• [Set exercise] Reproduce the listing exactly, with no pictures in your copy.

• [Data section]
+---+

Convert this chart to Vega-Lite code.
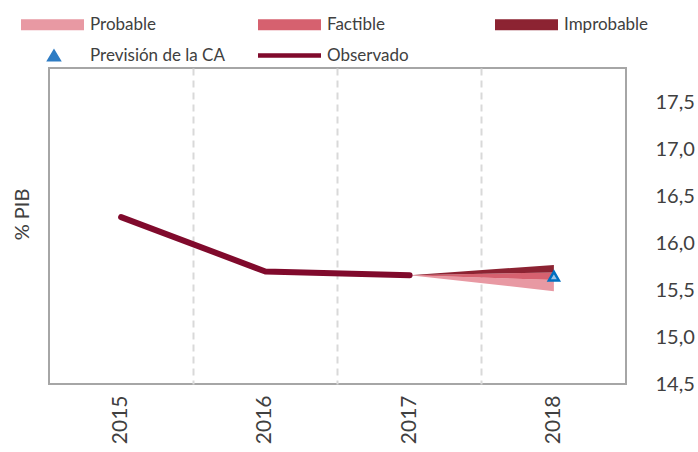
{
  "$schema": "https://vega.github.io/schema/vega-lite/v6.json",
  "width": 577,
  "height": 316,
  "autosize": {"type": "none"},
  "padding": {"left": 49, "top": 68, "right": 72, "bottom": 68},
  "config": {
    "font": "Lato",
    "view": {"stroke": "#A6A6A6", "strokeWidth": 2}
  },
  "datasets": {
    "fan": [
      {"year": "2017", "banda": "Probable", "lo": 15.66, "hi": 15.66},
      {"year": "2018", "banda": "Probable", "lo": 15.49, "hi": 15.61},
      {"year": "2017", "banda": "Factible", "lo": 15.66, "hi": 15.66},
      {"year": "2018", "banda": "Factible", "lo": 15.61, "hi": 15.69},
      {"year": "2017", "banda": "Improbable", "lo": 15.66, "hi": 15.66},
      {"year": "2018", "banda": "Improbable", "lo": 15.69, "hi": 15.77}
    ],
    "obs": [
      {"year": "2015", "banda": "Observado", "lo": 16.28},
      {"year": "2016", "banda": "Observado", "lo": 15.70},
      {"year": "2017", "banda": "Observado", "lo": 15.66}
    ],
    "prev": [
      {"year": "2018", "banda": "Previsión de la CA", "lo": 15.65}
    ]
  },
  "encoding": {
    "x": {
      "field": "year",
      "type": "ordinal",
      "scale": {"type": "band", "domain": ["2015", "2016", "2017", "2018"], "paddingInner": 0, "paddingOuter": 0},
      "axis": {
        "title": null,
        "labelAngle": -90,
        "labelFontSize": 21,
        "labelColor": "#404040",
        "labelPadding": 11,
        "domain": false,
        "bandPosition": 1,
        "grid": true,
        "gridColor": "#D9D9D9",
        "gridDash": [7, 5],
        "gridWidth": 2,
        "gridOpacity": {"condition": {"test": "datum.value != '2018'", "value": 1}, "value": 0},
        "ticks": false
      }
    },
    "y": {
      "field": "lo",
      "type": "quantitative",
      "scale": {"domain": [14.5, 17.87], "nice": false, "zero": false},
      "axis": {
        "orient": "right",
        "values": [14.5, 15, 15.5, 16, 16.5, 17, 17.5],
        "labelExpr": "replace(format(datum.value, '.1f'), '.', ',')",
        "labelFontSize": 20,
        "labelColor": "#404040",
        "labelPadding": 29,
        "labelAlign": "left",
        "ticks": false,
        "domain": false,
        "grid": false,
        "title": "% PIB",
        "titleFontSize": 20,
        "titleFontWeight": "normal",
        "titleColor": "#404040",
        "titleAngle": 270,
        "titleAlign": "center",
        "titleBaseline": "middle",
        "titleX": -604,
        "titleY": 146
      }
    },
    "color": {
      "field": "banda",
      "type": "nominal",
      "scale": {
        "domain": ["Probable", "Factible", "Improbable", "Previsión de la CA", "Observado"],
        "range": ["#E899A3", "#D6616F", "#8C2332", "#2E7CC4", "#800A2C"]
      },
      "legend": {
        "title": null,
        "orient": "none",
        "legendX": -29,
        "legendY": -54.5,
        "direction": "horizontal",
        "columns": 3,
        "gridAlign": "all",
        "columnPadding": 30,
        "rowPadding": 11,
        "padding": 0,
        "symbolSize": 400,
        "symbolOffset": 0,
        "symbolStrokeWidth": 2,
        "labelOffset": 48,
        "labelFontSize": 17,
        "labelColor": "#404040",
        "labelFont": "Lato",
        "labelLimit": 300,
        "encode": {
          "symbols": {
            "update": {
              "shape": {"signal": "datum.value === 'Previsión de la CA' ? 'M2.3,-0.5L2.9,0.5L1.7,0.5Z' : (datum.value === 'Observado' ? 'M-0.9,-0.12H5.2V0.12H-0.9Z' : 'M-0.9,-0.45H5.2V0.45H-0.9Z')"},
              "fill": {"signal": "datum.value === 'Previsión de la CA' ? '#3A84CC' : scale('color', datum.value)"},
              "stroke": {"signal": "datum.value === 'Previsión de la CA' ? '#0070C0' : scale('color', datum.value)"},
              "strokeWidth": {"value": 2},
              "opacity": {"value": 1},
              "fillOpacity": {"value": 1},
              "strokeOpacity": {"value": 1}
            }
          }
        }
      }
    }
  },
  "layer": [
    {
      "data": {"name": "fan"},
      "mark": {"type": "area", "opacity": 1},
      "encoding": {
        "y2": {"field": "hi"}
      }
    },
    {
      "data": {"name": "obs"},
      "mark": {"type": "line", "strokeWidth": 6, "strokeCap": "round", "strokeJoin": "round"}
    },
    {
      "data": {"name": "prev"},
      "mark": {"type": "point", "shape": "triangle-up", "filled": true, "stroke": "#0070C0", "strokeWidth": 2.5, "size": 100, "opacity": 1},
      "encoding": {
        "color": {"value": "#9DC3E6"}
      }
    }
  ]
}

+---+

• [Solved exercise]
Convert this chart to Vega-Lite code.
{
  "$schema": "https://vega.github.io/schema/vega-lite/v6.json",
  "width": 577,
  "height": 316,
  "autosize": {"type": "none"},
  "padding": {"left": 49, "top": 68, "right": 72, "bottom": 68},
  "config": {
    "font": "Lato",
    "view": {"stroke": "#A6A6A6", "strokeWidth": 2}
  },
  "datasets": {
    "fan": [
      {"year": "2017", "banda": "Probable", "lo": 15.66, "hi": 15.66},
      {"year": "2018", "banda": "Probable", "lo": 15.49, "hi": 15.61},
      {"year": "2017", "banda": "Factible", "lo": 15.66, "hi": 15.66},
      {"year": "2018", "banda": "Factible", "lo": 15.61, "hi": 15.69},
      {"year": "2017", "banda": "Improbable", "lo": 15.66, "hi": 15.66},
      {"year": "2018", "banda": "Improbable", "lo": 15.69, "hi": 15.77}
    ],
    "obs": [
      {"year": "2015", "banda": "Observado", "lo": 16.28},
      {"year": "2016", "banda": "Observado", "lo": 15.70},
      {"year": "2017", "banda": "Observado", "lo": 15.66}
    ],
    "prev": [
      {"year": "2018", "banda": "Previsión de la CA", "lo": 15.65}
    ]
  },
  "encoding": {
    "x": {
      "field": "year",
      "type": "ordinal",
      "scale": {"type": "band", "domain": ["2015", "2016", "2017", "2018"], "paddingInner": 0, "paddingOuter": 0},
      "axis": {
        "title": null,
        "labelAngle": -90,
        "labelFontSize": 21,
        "labelColor": "#404040",
        "labelPadding": 11,
        "domain": false,
        "bandPosition": 1,
        "grid": true,
        "gridColor": "#D9D9D9",
        "gridDash": [7, 5],
        "gridWidth": 2,
        "gridOpacity": {"condition": {"test": "datum.value != '2018'", "value": 1}, "value": 0},
        "ticks": false
      }
    },
    "y": {
      "field": "lo",
      "type": "quantitative",
      "scale": {"domain": [14.5, 17.87], "nice": false, "zero": false},
      "axis": {
        "orient": "right",
        "values": [14.5, 15, 15.5, 16, 16.5, 17, 17.5],
        "labelExpr": "replace(format(datum.value, '.1f'), '.', ',')",
        "labelFontSize": 20,
        "labelColor": "#404040",
        "labelPadding": 29,
        "labelAlign": "left",
        "ticks": false,
        "domain": false,
        "grid": false,
        "title": "% PIB",
        "titleFontSize": 20,
        "titleFontWeight": "normal",
        "titleColor": "#404040",
        "titleAngle": 270,
        "titleAlign": "center",
        "titleBaseline": "middle",
        "titleX": -604,
        "titleY": 146
      }
    },
    "color": {
      "field": "banda",
      "type": "nominal",
      "scale": {
        "domain": ["Probable", "Factible", "Improbable", "Previsión de la CA", "Observado"],
        "range": ["#E899A3", "#D6616F", "#8C2332", "#2E7CC4", "#800A2C"]
      },
      "legend": {
        "title": null,
        "orient": "none",
        "legendX": -29,
        "legendY": -54.5,
        "direction": "horizontal",
        "columns": 3,
        "gridAlign": "all",
        "columnPadding": 30,
        "rowPadding": 11,
        "padding": 0,
        "symbolSize": 400,
        "symbolOffset": 0,
        "symbolStrokeWidth": 2,
        "labelOffset": 48,
        "labelFontSize": 17,
        "labelColor": "#404040",
        "labelFont": "Lato",
        "labelLimit": 300,
        "encode": {
          "symbols": {
            "update": {
              "shape": {"signal": "datum.value === 'Previsión de la CA' ? 'M2.3,-0.5L2.9,0.5L1.7,0.5Z' : (datum.value === 'Observado' ? 'M-0.9,-0.12H5.2V0.12H-0.9Z' : 'M-0.9,-0.45H5.2V0.45H-0.9Z')"},
              "fill": {"signal": "datum.value === 'Previsión de la CA' ? '#3A84CC' : scale('color', datum.value)"},
              "stroke": {"signal": "datum.value === 'Previsión de la CA' ? '#0070C0' : scale('color', datum.value)"},
              "strokeWidth": {"value": 2},
              "opacity": {"value": 1},
              "fillOpacity": {"value": 1},
              "strokeOpacity": {"value": 1}
            }
          }
        }
      }
    }
  },
  "layer": [
    {
      "data": {"name": "fan"},
      "mark": {"type": "area", "opacity": 1},
      "encoding": {
        "y2": {"field": "hi"}
      }
    },
    {
      "data": {"name": "obs"},
      "mark": {"type": "line", "strokeWidth": 6, "strokeCap": "round", "strokeJoin": "round"}
    },
    {
      "data": {"name": "prev"},
      "mark": {"type": "point", "shape": "triangle-up", "filled": true, "stroke": "#0070C0", "strokeWidth": 2.5, "size": 100, "opacity": 1},
      "encoding": {
        "color": {"value": "#9DC3E6"}
      }
    }
  ]
}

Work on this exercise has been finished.